> EXERCISE REQUIREMENTS
Write the data below out exactly as it stands. Do not include the pictures.

^^^^^^^^

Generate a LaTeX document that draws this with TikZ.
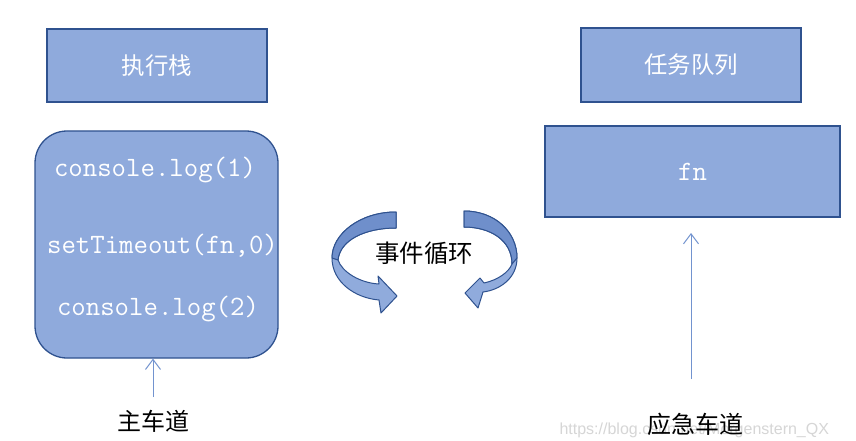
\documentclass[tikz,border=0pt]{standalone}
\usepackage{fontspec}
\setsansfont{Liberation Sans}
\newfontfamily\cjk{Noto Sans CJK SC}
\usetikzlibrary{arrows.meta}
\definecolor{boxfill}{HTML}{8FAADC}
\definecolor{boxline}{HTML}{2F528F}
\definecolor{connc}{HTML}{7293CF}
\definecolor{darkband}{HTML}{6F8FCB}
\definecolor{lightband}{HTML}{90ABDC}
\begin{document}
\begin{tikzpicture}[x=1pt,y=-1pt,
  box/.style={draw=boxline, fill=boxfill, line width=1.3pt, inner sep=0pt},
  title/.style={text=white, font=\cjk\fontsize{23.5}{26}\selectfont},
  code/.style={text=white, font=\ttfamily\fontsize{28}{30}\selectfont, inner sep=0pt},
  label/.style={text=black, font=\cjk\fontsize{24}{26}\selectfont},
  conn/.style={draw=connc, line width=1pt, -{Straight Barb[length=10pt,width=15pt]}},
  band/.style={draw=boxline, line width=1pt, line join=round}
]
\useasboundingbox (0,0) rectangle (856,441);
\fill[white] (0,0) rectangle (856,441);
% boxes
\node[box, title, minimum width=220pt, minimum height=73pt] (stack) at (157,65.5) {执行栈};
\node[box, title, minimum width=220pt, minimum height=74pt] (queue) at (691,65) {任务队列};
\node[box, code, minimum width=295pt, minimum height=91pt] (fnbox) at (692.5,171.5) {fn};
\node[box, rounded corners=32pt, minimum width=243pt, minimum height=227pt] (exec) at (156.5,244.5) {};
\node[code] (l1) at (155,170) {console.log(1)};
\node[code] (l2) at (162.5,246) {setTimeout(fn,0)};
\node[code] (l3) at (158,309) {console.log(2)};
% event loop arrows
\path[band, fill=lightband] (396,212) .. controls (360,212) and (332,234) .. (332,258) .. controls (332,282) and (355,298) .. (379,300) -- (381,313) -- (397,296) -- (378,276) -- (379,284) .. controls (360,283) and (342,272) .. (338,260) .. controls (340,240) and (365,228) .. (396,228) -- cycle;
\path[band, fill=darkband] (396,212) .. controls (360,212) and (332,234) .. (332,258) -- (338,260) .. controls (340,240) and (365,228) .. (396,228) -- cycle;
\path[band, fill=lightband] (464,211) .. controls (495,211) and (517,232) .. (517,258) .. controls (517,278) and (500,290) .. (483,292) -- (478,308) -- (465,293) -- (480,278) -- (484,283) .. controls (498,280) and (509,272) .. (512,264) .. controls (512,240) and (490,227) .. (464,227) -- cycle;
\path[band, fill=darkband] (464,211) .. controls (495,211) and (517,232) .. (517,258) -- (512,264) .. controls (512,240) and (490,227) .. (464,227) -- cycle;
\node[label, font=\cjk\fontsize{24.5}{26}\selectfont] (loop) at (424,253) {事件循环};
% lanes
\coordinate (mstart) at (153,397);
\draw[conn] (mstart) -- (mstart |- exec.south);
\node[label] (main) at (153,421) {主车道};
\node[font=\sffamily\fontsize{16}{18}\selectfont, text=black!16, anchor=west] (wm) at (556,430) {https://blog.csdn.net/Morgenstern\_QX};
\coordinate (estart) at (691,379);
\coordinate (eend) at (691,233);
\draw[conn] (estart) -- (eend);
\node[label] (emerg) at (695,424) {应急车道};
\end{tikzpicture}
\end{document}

^^^^^^^^

> SOLUTION
Generate a LaTeX document that draws this with TikZ.
\documentclass[tikz,border=0pt]{standalone}
\usepackage{fontspec}
\setsansfont{Liberation Sans}
\newfontfamily\cjk{Noto Sans CJK SC}
\usetikzlibrary{arrows.meta}
\definecolor{boxfill}{HTML}{8FAADC}
\definecolor{boxline}{HTML}{2F528F}
\definecolor{connc}{HTML}{7293CF}
\definecolor{darkband}{HTML}{6F8FCB}
\definecolor{lightband}{HTML}{90ABDC}
\begin{document}
\begin{tikzpicture}[x=1pt,y=-1pt,
  box/.style={draw=boxline, fill=boxfill, line width=1.3pt, inner sep=0pt},
  title/.style={text=white, font=\cjk\fontsize{23.5}{26}\selectfont},
  code/.style={text=white, font=\ttfamily\fontsize{28}{30}\selectfont, inner sep=0pt},
  label/.style={text=black, font=\cjk\fontsize{24}{26}\selectfont},
  conn/.style={draw=connc, line width=1pt, -{Straight Barb[length=10pt,width=15pt]}},
  band/.style={draw=boxline, line width=1pt, line join=round}
]
\useasboundingbox (0,0) rectangle (856,441);
\fill[white] (0,0) rectangle (856,441);
% boxes
\node[box, title, minimum width=220pt, minimum height=73pt] (stack) at (157,65.5) {执行栈};
\node[box, title, minimum width=220pt, minimum height=74pt] (queue) at (691,65) {任务队列};
\node[box, code, minimum width=295pt, minimum height=91pt] (fnbox) at (692.5,171.5) {fn};
\node[box, rounded corners=32pt, minimum width=243pt, minimum height=227pt] (exec) at (156.5,244.5) {};
\node[code] (l1) at (155,170) {console.log(1)};
\node[code] (l2) at (162.5,246) {setTimeout(fn,0)};
\node[code] (l3) at (158,309) {console.log(2)};
% event loop arrows
\path[band, fill=lightband] (396,212) .. controls (360,212) and (332,234) .. (332,258) .. controls (332,282) and (355,298) .. (379,300) -- (381,313) -- (397,296) -- (378,276) -- (379,284) .. controls (360,283) and (342,272) .. (338,260) .. controls (340,240) and (365,228) .. (396,228) -- cycle;
\path[band, fill=darkband] (396,212) .. controls (360,212) and (332,234) .. (332,258) -- (338,260) .. controls (340,240) and (365,228) .. (396,228) -- cycle;
\path[band, fill=lightband] (464,211) .. controls (495,211) and (517,232) .. (517,258) .. controls (517,278) and (500,290) .. (483,292) -- (478,308) -- (465,293) -- (480,278) -- (484,283) .. controls (498,280) and (509,272) .. (512,264) .. controls (512,240) and (490,227) .. (464,227) -- cycle;
\path[band, fill=darkband] (464,211) .. controls (495,211) and (517,232) .. (517,258) -- (512,264) .. controls (512,240) and (490,227) .. (464,227) -- cycle;
\node[label, font=\cjk\fontsize{24.5}{26}\selectfont] (loop) at (424,253) {事件循环};
% lanes
\coordinate (mstart) at (153,397);
\draw[conn] (mstart) -- (mstart |- exec.south);
\node[label] (main) at (153,421) {主车道};
\node[font=\sffamily\fontsize{16}{18}\selectfont, text=black!16, anchor=west] (wm) at (556,430) {https://blog.csdn.net/Morgenstern\_QX};
\coordinate (estart) at (691,379);
\coordinate (eend) at (691,233);
\draw[conn] (estart) -- (eend);
\node[label] (emerg) at (695,424) {应急车道};
\end{tikzpicture}
\end{document}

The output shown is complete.